▶ _Aim_
Copy each line below exactly and leave the pictures out.

▶ _Given material_
☆ ☆ ☆ ☆

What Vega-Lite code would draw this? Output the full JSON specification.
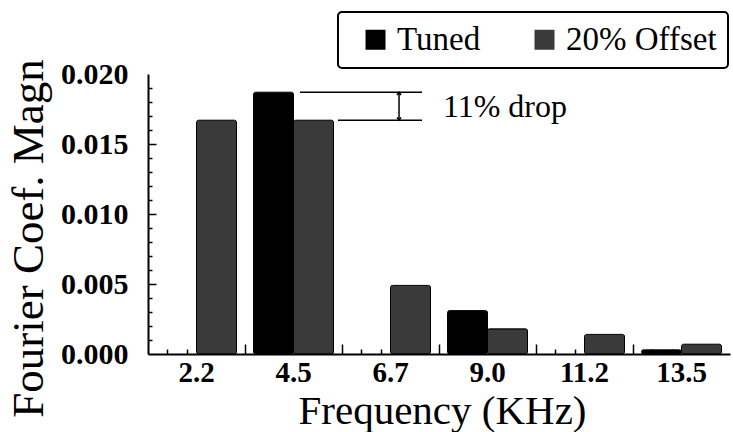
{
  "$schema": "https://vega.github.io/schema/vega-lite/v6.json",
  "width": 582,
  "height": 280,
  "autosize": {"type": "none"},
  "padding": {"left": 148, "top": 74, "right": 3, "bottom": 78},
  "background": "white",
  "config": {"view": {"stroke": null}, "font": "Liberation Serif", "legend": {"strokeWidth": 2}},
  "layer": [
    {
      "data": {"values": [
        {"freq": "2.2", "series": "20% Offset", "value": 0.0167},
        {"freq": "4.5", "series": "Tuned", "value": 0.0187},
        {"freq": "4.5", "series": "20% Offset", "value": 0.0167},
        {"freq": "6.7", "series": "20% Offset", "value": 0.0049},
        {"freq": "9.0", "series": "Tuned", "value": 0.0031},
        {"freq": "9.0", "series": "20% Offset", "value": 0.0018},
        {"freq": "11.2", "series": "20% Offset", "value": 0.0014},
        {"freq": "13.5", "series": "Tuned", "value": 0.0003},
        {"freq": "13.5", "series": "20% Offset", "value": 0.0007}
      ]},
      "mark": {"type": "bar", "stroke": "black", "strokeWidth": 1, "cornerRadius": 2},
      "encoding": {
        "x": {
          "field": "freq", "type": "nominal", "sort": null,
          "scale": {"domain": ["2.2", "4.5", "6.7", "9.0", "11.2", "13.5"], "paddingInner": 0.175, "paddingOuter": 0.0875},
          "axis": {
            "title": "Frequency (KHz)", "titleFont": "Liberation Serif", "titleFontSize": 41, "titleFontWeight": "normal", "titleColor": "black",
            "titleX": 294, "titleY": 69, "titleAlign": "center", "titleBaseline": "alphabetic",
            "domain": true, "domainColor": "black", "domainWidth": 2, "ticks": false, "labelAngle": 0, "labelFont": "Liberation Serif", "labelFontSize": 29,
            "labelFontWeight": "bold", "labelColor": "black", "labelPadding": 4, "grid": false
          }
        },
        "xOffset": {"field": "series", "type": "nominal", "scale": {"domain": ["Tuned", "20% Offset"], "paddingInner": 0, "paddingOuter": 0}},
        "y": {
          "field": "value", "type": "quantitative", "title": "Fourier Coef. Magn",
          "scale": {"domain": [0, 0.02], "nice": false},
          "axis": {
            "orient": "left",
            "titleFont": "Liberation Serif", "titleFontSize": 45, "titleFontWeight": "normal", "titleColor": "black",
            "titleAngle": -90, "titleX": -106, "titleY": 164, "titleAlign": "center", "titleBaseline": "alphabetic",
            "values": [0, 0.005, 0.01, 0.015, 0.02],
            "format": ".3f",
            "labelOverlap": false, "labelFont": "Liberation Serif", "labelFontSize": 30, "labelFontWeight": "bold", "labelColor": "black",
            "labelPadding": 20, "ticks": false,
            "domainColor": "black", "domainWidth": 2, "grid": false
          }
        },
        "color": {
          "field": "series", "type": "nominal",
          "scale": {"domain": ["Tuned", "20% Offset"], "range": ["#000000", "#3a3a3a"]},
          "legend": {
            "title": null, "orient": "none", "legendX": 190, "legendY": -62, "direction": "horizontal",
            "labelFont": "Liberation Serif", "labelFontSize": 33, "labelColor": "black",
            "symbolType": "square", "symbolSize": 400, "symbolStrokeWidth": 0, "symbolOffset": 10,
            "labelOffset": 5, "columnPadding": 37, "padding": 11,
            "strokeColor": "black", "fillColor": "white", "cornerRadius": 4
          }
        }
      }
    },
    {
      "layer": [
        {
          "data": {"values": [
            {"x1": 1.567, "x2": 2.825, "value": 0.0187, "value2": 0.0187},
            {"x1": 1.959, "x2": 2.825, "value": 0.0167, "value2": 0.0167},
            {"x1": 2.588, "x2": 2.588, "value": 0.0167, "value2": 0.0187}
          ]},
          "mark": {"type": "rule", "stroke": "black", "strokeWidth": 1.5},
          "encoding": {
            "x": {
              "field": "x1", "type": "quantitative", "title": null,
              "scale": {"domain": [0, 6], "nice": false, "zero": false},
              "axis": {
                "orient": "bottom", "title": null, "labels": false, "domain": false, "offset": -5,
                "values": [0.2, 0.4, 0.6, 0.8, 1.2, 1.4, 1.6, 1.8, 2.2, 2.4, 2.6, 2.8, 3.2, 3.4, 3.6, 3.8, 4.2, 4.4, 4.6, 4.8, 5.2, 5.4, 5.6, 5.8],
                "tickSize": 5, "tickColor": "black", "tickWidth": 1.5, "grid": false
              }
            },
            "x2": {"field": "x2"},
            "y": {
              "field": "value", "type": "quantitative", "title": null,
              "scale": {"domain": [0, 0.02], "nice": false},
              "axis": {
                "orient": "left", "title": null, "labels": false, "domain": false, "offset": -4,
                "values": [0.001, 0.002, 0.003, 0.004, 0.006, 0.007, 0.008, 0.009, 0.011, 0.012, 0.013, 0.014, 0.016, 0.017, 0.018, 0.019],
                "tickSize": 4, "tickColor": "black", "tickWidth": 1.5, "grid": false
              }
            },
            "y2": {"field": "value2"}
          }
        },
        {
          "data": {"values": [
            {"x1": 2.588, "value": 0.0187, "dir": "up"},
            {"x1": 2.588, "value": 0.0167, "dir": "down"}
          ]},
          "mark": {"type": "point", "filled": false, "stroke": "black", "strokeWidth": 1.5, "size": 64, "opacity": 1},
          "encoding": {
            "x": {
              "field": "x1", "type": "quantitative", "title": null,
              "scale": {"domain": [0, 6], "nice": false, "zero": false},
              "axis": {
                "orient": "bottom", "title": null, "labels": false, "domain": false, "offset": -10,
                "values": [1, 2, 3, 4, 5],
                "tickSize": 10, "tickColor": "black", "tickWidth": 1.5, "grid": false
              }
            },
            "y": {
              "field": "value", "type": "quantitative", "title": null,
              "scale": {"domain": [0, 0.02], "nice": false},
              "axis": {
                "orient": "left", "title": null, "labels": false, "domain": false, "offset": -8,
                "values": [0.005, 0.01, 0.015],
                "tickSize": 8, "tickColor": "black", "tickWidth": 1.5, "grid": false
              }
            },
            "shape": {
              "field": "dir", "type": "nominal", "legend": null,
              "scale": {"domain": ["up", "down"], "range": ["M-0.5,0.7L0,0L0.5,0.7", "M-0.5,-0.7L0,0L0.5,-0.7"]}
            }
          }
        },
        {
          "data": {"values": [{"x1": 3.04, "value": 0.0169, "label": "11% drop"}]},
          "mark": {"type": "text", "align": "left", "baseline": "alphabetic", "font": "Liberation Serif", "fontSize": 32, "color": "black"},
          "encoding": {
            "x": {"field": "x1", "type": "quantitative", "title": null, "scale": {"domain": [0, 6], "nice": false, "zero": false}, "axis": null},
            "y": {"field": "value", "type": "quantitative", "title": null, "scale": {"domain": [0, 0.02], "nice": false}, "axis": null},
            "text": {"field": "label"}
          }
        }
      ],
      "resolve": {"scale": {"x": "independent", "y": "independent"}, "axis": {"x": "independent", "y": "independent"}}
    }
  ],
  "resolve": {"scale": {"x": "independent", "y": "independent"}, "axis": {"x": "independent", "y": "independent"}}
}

☆ ☆ ☆ ☆

▶ _Result_
What Vega-Lite code would draw this? Output the full JSON specification.
{
  "$schema": "https://vega.github.io/schema/vega-lite/v6.json",
  "width": 582,
  "height": 280,
  "autosize": {"type": "none"},
  "padding": {"left": 148, "top": 74, "right": 3, "bottom": 78},
  "background": "white",
  "config": {"view": {"stroke": null}, "font": "Liberation Serif", "legend": {"strokeWidth": 2}},
  "layer": [
    {
      "data": {"values": [
        {"freq": "2.2", "series": "20% Offset", "value": 0.0167},
        {"freq": "4.5", "series": "Tuned", "value": 0.0187},
        {"freq": "4.5", "series": "20% Offset", "value": 0.0167},
        {"freq": "6.7", "series": "20% Offset", "value": 0.0049},
        {"freq": "9.0", "series": "Tuned", "value": 0.0031},
        {"freq": "9.0", "series": "20% Offset", "value": 0.0018},
        {"freq": "11.2", "series": "20% Offset", "value": 0.0014},
        {"freq": "13.5", "series": "Tuned", "value": 0.0003},
        {"freq": "13.5", "series": "20% Offset", "value": 0.0007}
      ]},
      "mark": {"type": "bar", "stroke": "black", "strokeWidth": 1, "cornerRadius": 2},
      "encoding": {
        "x": {
          "field": "freq", "type": "nominal", "sort": null,
          "scale": {"domain": ["2.2", "4.5", "6.7", "9.0", "11.2", "13.5"], "paddingInner": 0.175, "paddingOuter": 0.0875},
          "axis": {
            "title": "Frequency (KHz)", "titleFont": "Liberation Serif", "titleFontSize": 41, "titleFontWeight": "normal", "titleColor": "black",
            "titleX": 294, "titleY": 69, "titleAlign": "center", "titleBaseline": "alphabetic",
            "domain": true, "domainColor": "black", "domainWidth": 2, "ticks": false, "labelAngle": 0, "labelFont": "Liberation Serif", "labelFontSize": 29,
            "labelFontWeight": "bold", "labelColor": "black", "labelPadding": 4, "grid": false
          }
        },
        "xOffset": {"field": "series", "type": "nominal", "scale": {"domain": ["Tuned", "20% Offset"], "paddingInner": 0, "paddingOuter": 0}},
        "y": {
          "field": "value", "type": "quantitative", "title": "Fourier Coef. Magn",
          "scale": {"domain": [0, 0.02], "nice": false},
          "axis": {
            "orient": "left",
            "titleFont": "Liberation Serif", "titleFontSize": 45, "titleFontWeight": "normal", "titleColor": "black",
            "titleAngle": -90, "titleX": -106, "titleY": 164, "titleAlign": "center", "titleBaseline": "alphabetic",
            "values": [0, 0.005, 0.01, 0.015, 0.02],
            "format": ".3f",
            "labelOverlap": false, "labelFont": "Liberation Serif", "labelFontSize": 30, "labelFontWeight": "bold", "labelColor": "black",
            "labelPadding": 20, "ticks": false,
            "domainColor": "black", "domainWidth": 2, "grid": false
          }
        },
        "color": {
          "field": "series", "type": "nominal",
          "scale": {"domain": ["Tuned", "20% Offset"], "range": ["#000000", "#3a3a3a"]},
          "legend": {
            "title": null, "orient": "none", "legendX": 190, "legendY": -62, "direction": "horizontal",
            "labelFont": "Liberation Serif", "labelFontSize": 33, "labelColor": "black",
            "symbolType": "square", "symbolSize": 400, "symbolStrokeWidth": 0, "symbolOffset": 10,
            "labelOffset": 5, "columnPadding": 37, "padding": 11,
            "strokeColor": "black", "fillColor": "white", "cornerRadius": 4
          }
        }
      }
    },
    {
      "layer": [
        {
          "data": {"values": [
            {"x1": 1.567, "x2": 2.825, "value": 0.0187, "value2": 0.0187},
            {"x1": 1.959, "x2": 2.825, "value": 0.0167, "value2": 0.0167},
            {"x1": 2.588, "x2": 2.588, "value": 0.0167, "value2": 0.0187}
          ]},
          "mark": {"type": "rule", "stroke": "black", "strokeWidth": 1.5},
          "encoding": {
            "x": {
              "field": "x1", "type": "quantitative", "title": null,
              "scale": {"domain": [0, 6], "nice": false, "zero": false},
              "axis": {
                "orient": "bottom", "title": null, "labels": false, "domain": false, "offset": -5,
                "values": [0.2, 0.4, 0.6, 0.8, 1.2, 1.4, 1.6, 1.8, 2.2, 2.4, 2.6, 2.8, 3.2, 3.4, 3.6, 3.8, 4.2, 4.4, 4.6, 4.8, 5.2, 5.4, 5.6, 5.8],
                "tickSize": 5, "tickColor": "black", "tickWidth": 1.5, "grid": false
              }
            },
            "x2": {"field": "x2"},
            "y": {
              "field": "value", "type": "quantitative", "title": null,
              "scale": {"domain": [0, 0.02], "nice": false},
              "axis": {
                "orient": "left", "title": null, "labels": false, "domain": false, "offset": -4,
                "values": [0.001, 0.002, 0.003, 0.004, 0.006, 0.007, 0.008, 0.009, 0.011, 0.012, 0.013, 0.014, 0.016, 0.017, 0.018, 0.019],
                "tickSize": 4, "tickColor": "black", "tickWidth": 1.5, "grid": false
              }
            },
            "y2": {"field": "value2"}
          }
        },
        {
          "data": {"values": [
            {"x1": 2.588, "value": 0.0187, "dir": "up"},
            {"x1": 2.588, "value": 0.0167, "dir": "down"}
          ]},
          "mark": {"type": "point", "filled": false, "stroke": "black", "strokeWidth": 1.5, "size": 64, "opacity": 1},
          "encoding": {
            "x": {
              "field": "x1", "type": "quantitative", "title": null,
              "scale": {"domain": [0, 6], "nice": false, "zero": false},
              "axis": {
                "orient": "bottom", "title": null, "labels": false, "domain": false, "offset": -10,
                "values": [1, 2, 3, 4, 5],
                "tickSize": 10, "tickColor": "black", "tickWidth": 1.5, "grid": false
              }
            },
            "y": {
              "field": "value", "type": "quantitative", "title": null,
              "scale": {"domain": [0, 0.02], "nice": false},
              "axis": {
                "orient": "left", "title": null, "labels": false, "domain": false, "offset": -8,
                "values": [0.005, 0.01, 0.015],
                "tickSize": 8, "tickColor": "black", "tickWidth": 1.5, "grid": false
              }
            },
            "shape": {
              "field": "dir", "type": "nominal", "legend": null,
              "scale": {"domain": ["up", "down"], "range": ["M-0.5,0.7L0,0L0.5,0.7", "M-0.5,-0.7L0,0L0.5,-0.7"]}
            }
          }
        },
        {
          "data": {"values": [{"x1": 3.04, "value": 0.0169, "label": "11% drop"}]},
          "mark": {"type": "text", "align": "left", "baseline": "alphabetic", "font": "Liberation Serif", "fontSize": 32, "color": "black"},
          "encoding": {
            "x": {"field": "x1", "type": "quantitative", "title": null, "scale": {"domain": [0, 6], "nice": false, "zero": false}, "axis": null},
            "y": {"field": "value", "type": "quantitative", "title": null, "scale": {"domain": [0, 0.02], "nice": false}, "axis": null},
            "text": {"field": "label"}
          }
        }
      ],
      "resolve": {"scale": {"x": "independent", "y": "independent"}, "axis": {"x": "independent", "y": "independent"}}
    }
  ],
  "resolve": {"scale": {"x": "independent", "y": "independent"}, "axis": {"x": "independent", "y": "independent"}}
}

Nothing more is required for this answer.